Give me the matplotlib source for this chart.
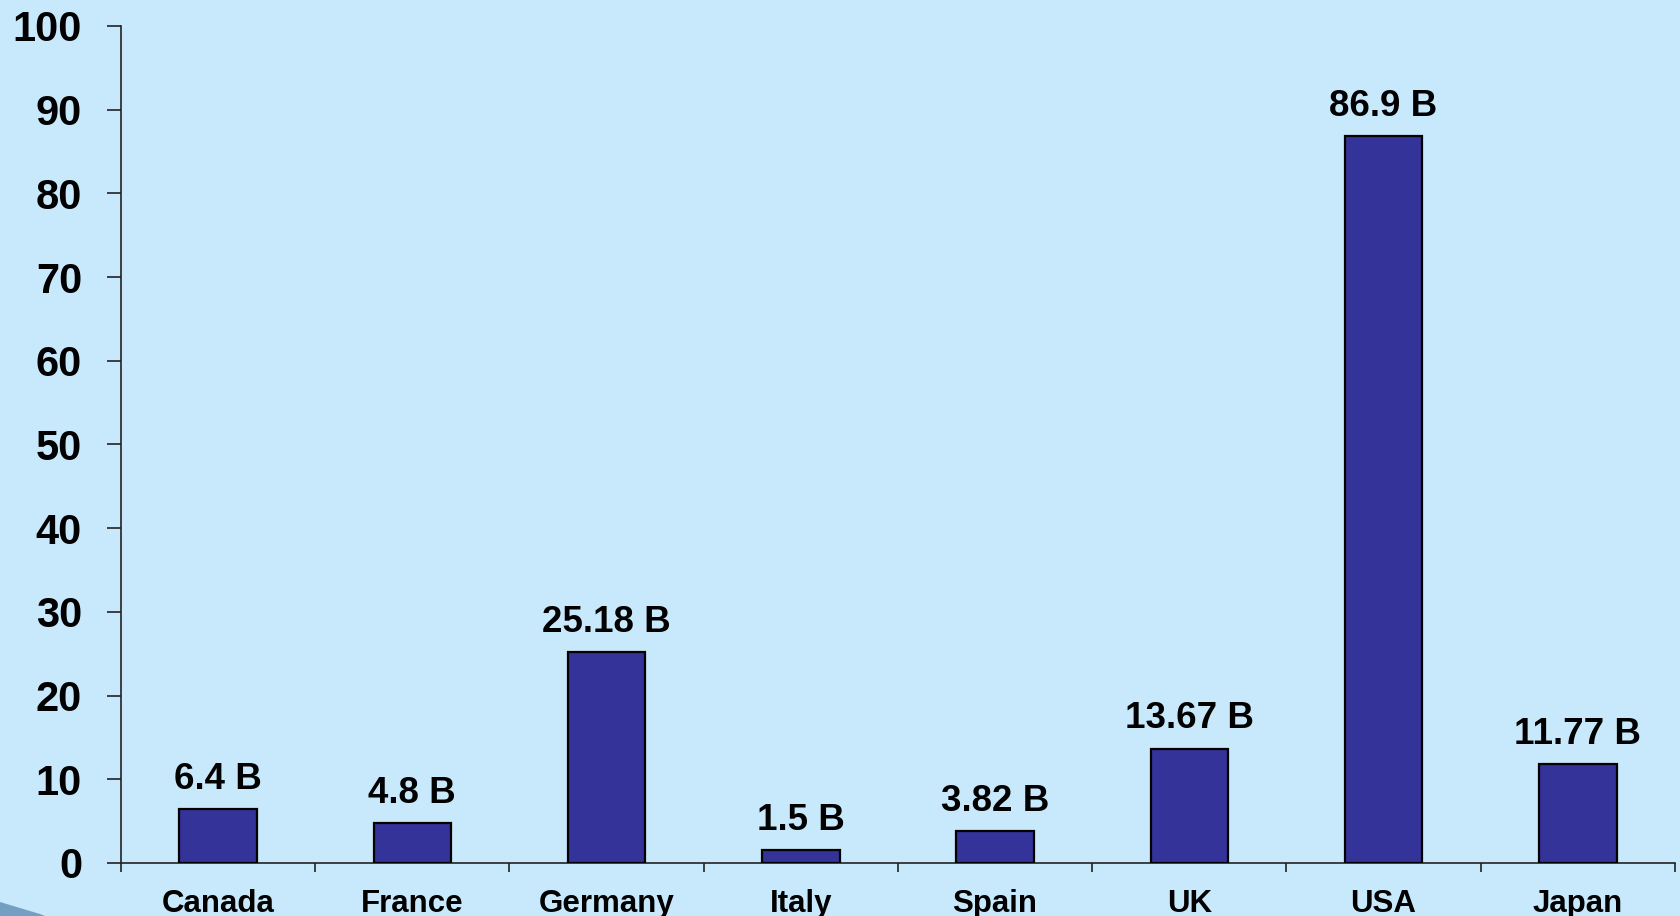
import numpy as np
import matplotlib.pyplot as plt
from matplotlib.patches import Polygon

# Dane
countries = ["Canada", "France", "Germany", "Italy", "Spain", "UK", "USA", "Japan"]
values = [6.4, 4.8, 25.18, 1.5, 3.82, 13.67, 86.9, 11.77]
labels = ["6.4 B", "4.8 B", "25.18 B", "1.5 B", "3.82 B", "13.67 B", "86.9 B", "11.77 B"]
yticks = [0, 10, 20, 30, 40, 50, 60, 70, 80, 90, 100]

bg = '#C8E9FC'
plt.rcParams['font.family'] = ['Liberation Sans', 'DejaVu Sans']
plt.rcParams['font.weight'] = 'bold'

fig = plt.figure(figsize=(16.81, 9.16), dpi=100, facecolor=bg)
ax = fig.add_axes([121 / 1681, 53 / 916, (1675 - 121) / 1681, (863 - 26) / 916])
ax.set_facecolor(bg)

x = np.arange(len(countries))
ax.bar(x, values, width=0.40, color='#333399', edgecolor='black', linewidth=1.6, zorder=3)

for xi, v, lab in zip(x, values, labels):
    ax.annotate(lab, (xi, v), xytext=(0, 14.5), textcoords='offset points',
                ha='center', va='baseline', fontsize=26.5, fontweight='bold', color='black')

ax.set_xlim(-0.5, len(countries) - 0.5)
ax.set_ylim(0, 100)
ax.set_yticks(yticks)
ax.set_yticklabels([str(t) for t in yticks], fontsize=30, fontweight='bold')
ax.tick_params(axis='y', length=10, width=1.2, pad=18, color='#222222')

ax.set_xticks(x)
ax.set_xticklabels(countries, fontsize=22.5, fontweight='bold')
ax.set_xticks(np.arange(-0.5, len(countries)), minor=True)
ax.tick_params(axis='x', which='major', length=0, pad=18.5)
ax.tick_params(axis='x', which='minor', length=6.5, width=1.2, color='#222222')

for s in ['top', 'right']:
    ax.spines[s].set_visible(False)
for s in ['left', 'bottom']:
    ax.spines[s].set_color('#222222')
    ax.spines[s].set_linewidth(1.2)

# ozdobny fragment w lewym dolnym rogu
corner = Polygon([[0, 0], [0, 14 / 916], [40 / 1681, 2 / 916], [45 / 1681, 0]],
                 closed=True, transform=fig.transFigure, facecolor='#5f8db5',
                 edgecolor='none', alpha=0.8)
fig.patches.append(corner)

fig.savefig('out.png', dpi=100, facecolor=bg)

**What you are asked to do:** Pictures stay out. Repeat only the lines from the beginning of the data through the line that has "from matplotlib.patches import Polygon".

**Finished exercise:**
Give me the matplotlib source for this chart.
import numpy as np
import matplotlib.pyplot as plt
from matplotlib.patches import Polygon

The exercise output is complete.